Nouvelle chronique « Émancipation et travail social » signée Romuald Avet, auteur notamment de Maud Mannoni : Une autre pratique institutionnelle (Champ social, 2014) et Éducation et démocratie. L’expérience des républiques d’enfants avec Michèle Mialet (Champ social, 2012)

Le discours actuel sur la prévention des troubles psychiques et comportementaux dans le cadre des pratiques sociales et dans l’éducation que l’on s’accorde à considérer ( à juste titre) comme un progrès repose en grande partie sur un postulat (érigé en certitude) d’un déterminisme qui réifie l’enfant dans un statut d’handicapé et transforme les professionnels en « guetteurs de signes » soumis aux impératifs du dépistage précoce.

S’il n’y a pas lieu de critiquer le principe de la prévention comme telle, il faut dénoncer un modèle de plus en plus prégnant qui engendre des pressions considérables sur les professionnels et modifie profondément le sens de leurs pratiques. Les troubles chez les enfants dépistés de plus en plus tôt, le plus souvent à l’école relèvent aujourd’hui d’une compréhension organiciste, sans égard pour les facteurs environnementaux. Une dérive vers le « tout biologique » est à l’oeuvre qui s’impose comme une pensée dominante. Ces troubles qui ne répondent pas aux normes des prescriptions sociales et éducatives ont vocation à être médicalisé, parfois surmédiqué et font l’objet d’un traitement comportemental. Les évaluations diagnostiques proposées aux enseignants du primaire et aux professionnels de la petite enfance afin qu’ils détectent rapidement les troubles comportant des risques, les inscrivent de fait dans une logique instrumentale de dépistage systématique. Ces évaluations diagnostiques proviennent du manuel diagnostique statistique des troubles mentaux élaboré par l’association américaine de psychiatrie et reconnu par l’organisation mondiale de la santé.

La version 2000 du DSM 4 propose une liste non exhaustive de troubles comportementaux chez l’enfant d’origine exclusivement organique ou génétique susceptible d’annoncer des conduites à risques.
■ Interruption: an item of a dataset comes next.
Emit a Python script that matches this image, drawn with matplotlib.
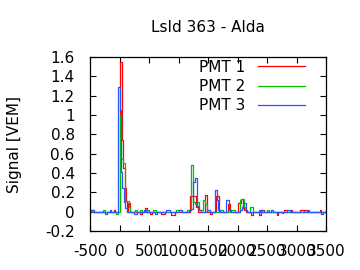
import matplotlib
matplotlib.use('Agg')
import matplotlib.pyplot as plt

# PMT traces as step breakpoints: value holds from t[i] until t[i+1]
pmt1_t = [-500, -475, -450, -100, -70, 0, 40, 60, 85, 110, 135, 150, 185,
          340, 385, 425, 465, 510, 555, 705, 765, 880, 935, 1200, 1290, 1330,
          1445, 1490, 1525, 1565, 1640, 1690, 1840, 1875, 2010, 2050, 2095,
          2115, 2140, 2220, 2265, 2370, 2400, 2450, 2660, 2690, 2790, 2845,
          2900, 2920, 3060, 3120, 3130, 3175, 3390, 3420, 3500]
pmt1_v = [0.0, 0.02, 0.0, 0.02, 0.0, 1.55, 0.74, 0.45, 0.24, 0.11, 0.0, 0.09, 0.0,
          -0.02, 0.0, 0.04, 0.0, -0.02, 0.0, -0.02, 0.0, -0.03, 0.0, 0.16, 0.05, 0.0,
          0.17, 0.0, -0.02, 0.0, 0.16, 0.0, 0.08, 0.0, 0.085, 0.13, 0.04,
          0.02, 0.0, -0.03, 0.0, -0.03, 0.02, 0.0, -0.03, 0.0, 0.02, 0.0,
          0.02, 0.0, 0.02, 0.0, 0.02, 0.0, 0.02, 0.0, 0.0]

pmt2_t = [-500, -475, -450, -280, -250, -60, -30, 0, 30, 55, 95, 155, 175,
          260, 300, 350, 380, 470, 500, 565, 620, 965, 1050, 1150, 1207, 1247,
          1280, 1320, 1350, 1420, 1450, 1490, 1540, 1700, 1760, 1880, 1960,
          2040, 2060, 2100, 2130, 2160, 2210, 2265, 2370, 2400, 2500, 2530, 3500]
pmt2_v = [0.0, 0.02, 0.0, 0.02, 0.0, -0.02, 0.0, 1.0, 0.55, 0.50, 0.11, 0.05, 0.0,
          0.02, 0.0, 0.02, 0.0, 0.02, 0.0, 0.02, 0.0, 0.02, 0.0, 0.02, 0.48, 0.095,
          0.08, 0.095, 0.02, 0.12, 0.08, 0.02, 0.0, 0.02, 0.0, 0.02, 0.0,
          0.12, 0.13, 0.05, 0.02, 0.0, 0.045, 0.0, 0.02, 0.0, 0.02, 0.0, 0.0]

pmt3_t = [-500, -475, -440, -240, -205, -165, -140, -25, 0, 25, 50, 75, 100, 125,
          250, 295, 420, 450, 600, 630, 795, 850, 1000, 1050, 1180, 1215, 1247,
          1281, 1315, 1350, 1380, 1480, 1540, 1615, 1643, 1670, 1700, 1803, 1860,
          1880, 2040, 2070, 2095, 2140, 2160, 2380, 2420, 2560, 2600, 2745, 2770,
          2840, 2880, 3200, 3215, 3420, 3445, 3500]
pmt3_v = [0.0, 0.02, 0.0, -0.02, 0.0, 0.02, 0.0, 1.29, 1.05, 0.41, 0.24, 0.10, 0.035, 0.0,
          -0.02, 0.0, 0.02, 0.0, -0.02, 0.0, 0.02, 0.0, 0.02, 0.0, 0.02, 0.03, 0.31,
          0.35, 0.06, 0.02, 0.0, 0.02, 0.0, 0.225, 0.12, 0.02, 0.0, 0.12, 0.02,
          0.0, 0.02, 0.05, 0.085, 0.02, 0.0, 0.02, 0.0, 0.02, 0.0, -0.01, 0.0,
          0.02, 0.0, 0.02, 0.0, -0.02, 0.0, 0.0]

yticks = [-0.2, 0, 0.2, 0.4, 0.6, 0.8, 1, 1.2, 1.4, 1.6]
ytick_labels = ['-0.2', '0', '0.2', '0.4', '0.6', '0.8', '1', '1.2', '1.4', '1.6']
xticks = [-500, 0, 500, 1000, 1500, 2000, 2500, 3000, 3500]

plt.rcParams['font.family'] = ['DejaVu Sans']
fig = plt.figure(figsize=(3.6, 2.7), dpi=100)
ax = fig.add_axes([0.25, 0.1444, 0.656, 0.6444])

ax.step(pmt1_t, pmt1_v, where='post', color='#ff0000', lw=0.9, label='PMT 1')
ax.step(pmt2_t, pmt2_v, where='post', color='#00c000', lw=0.9, label='PMT 2')
ax.step(pmt3_t, pmt3_v, where='post', color='#2a55ff', lw=0.9, label='PMT 3')

ax.set_xlim(-500, 3500)
ax.set_ylim(-0.2, 1.6)
ax.set_xticks(xticks)
ax.set_xticklabels([str(x) for x in xticks])
ax.set_yticks(yticks)
ax.set_yticklabels(ytick_labels)
ax.tick_params(direction='in', length=4, width=0.8, top=True, right=True, labelsize=11)
ax.tick_params(axis='y', pad=11)
ax.tick_params(axis='x', pad=9)
for s in ax.spines.values():
    s.set_linewidth(0.9)

ax.set_title('LsId 363 - Alda', fontsize=11, pad=18)
ax.set_ylabel('Signal [VEM]', fontsize=11)
ax.yaxis.set_label_coords(-0.29, 0.5)

ax.legend(loc='upper right', bbox_to_anchor=(0.911, 0.985), frameon=False,
          markerfirst=False, fontsize=11, handlelength=3.1, handletextpad=0.8,
          labelspacing=0.28, borderpad=0, borderaxespad=0)

fig.savefig('out.png', dpi=100)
Dans ce cadre, les nouvelles pratiques de traitement du handicap offertes en renfort aux enseignants, aux parents et aux travailleurs sociaux s’imposent de plus en plus comme des techniques de rectification pédagogique et comportementale. Aujourd’hui on ne parle plus de désir et de langage ni de psychisme et d’inconscient, ces notions ne sont pas devenus obsolètes pour autant, c’est bien plutôt le savoir dont elle procède qui est en crise dans notre civilisation, à savoir celui de la psychanalyse qui servait de repères aux praticiens. La science cognitive et comportementale dans ses applications sociales aboutit à une désubjectivation de l’abord des pathologies. Corrélativement elle engendre une dépolitisation du champ de l’éducation et des pratiques de soin.

En ramenant la problématique de l’enfant à des dysfonctionnements et à son propre déficit cognitif, le recours à la science cognitive immunise l’institution et le champ social contre toute remise en question. Une alliance objective se réalise entre ce positivisme réducteur de la subjectivité humaine et l’organisation du mode de production et de représentation de la pensée néolibérale. Il suffit d’observer la décomposition de la praxis au sein de la psychiatrie et au retour de la fonction asilaire dans le traitement de la maladie mentale pour s’en convaincre.

La loi de 2005 qui porte sur la prévention des risques en préconisant le dépistage précoce des troubles de la conduite et du comportement a été dénoncé par le mouvement « Pas de zéro de conduite » pour la corrélation qu’elle établit entre difficultés psychiques de l’enfant et évolution ultérieure vers la délinquance. Une telle démarche généralisée et préconisée par le plan gouvernemental de prévention de la délinquance et de la maltraitance de 2005 confond orientation et prédiction. La mise en place d’un tel dispositif de dépistage dans le cadre scolaire et familial inscrit l’enfant hors de sa singularité dans une catégorie objectivante qui participe à une forme nouvelle de stigmatisation précoce. Actuellement nous dérivons d’une prévention large fondée sur un questionnement éclairé qui intégrait l’ensemble des paramètres cognitifs, psychiques et sociaux pour agir en respectant le doute et la prudence nécessaire vers une prévention instrumentale et réifiante soumise aux impératifs d’une idéologie sécuritaire qui repose sur un savoir garanti, estampillé par une expertise savante. C’est un véritable changement de perspective qui fait glisser l’école et les institutions éducatives vers un programme de gestion des risques, programme que Robert castel avait pronostiqué en son temps comme un système en voie de construction qui n’a d’autres effets que de transformer le travail des professionnels en fabrique de savoir prédictible et en agent de contrôle et de normalisation sociale.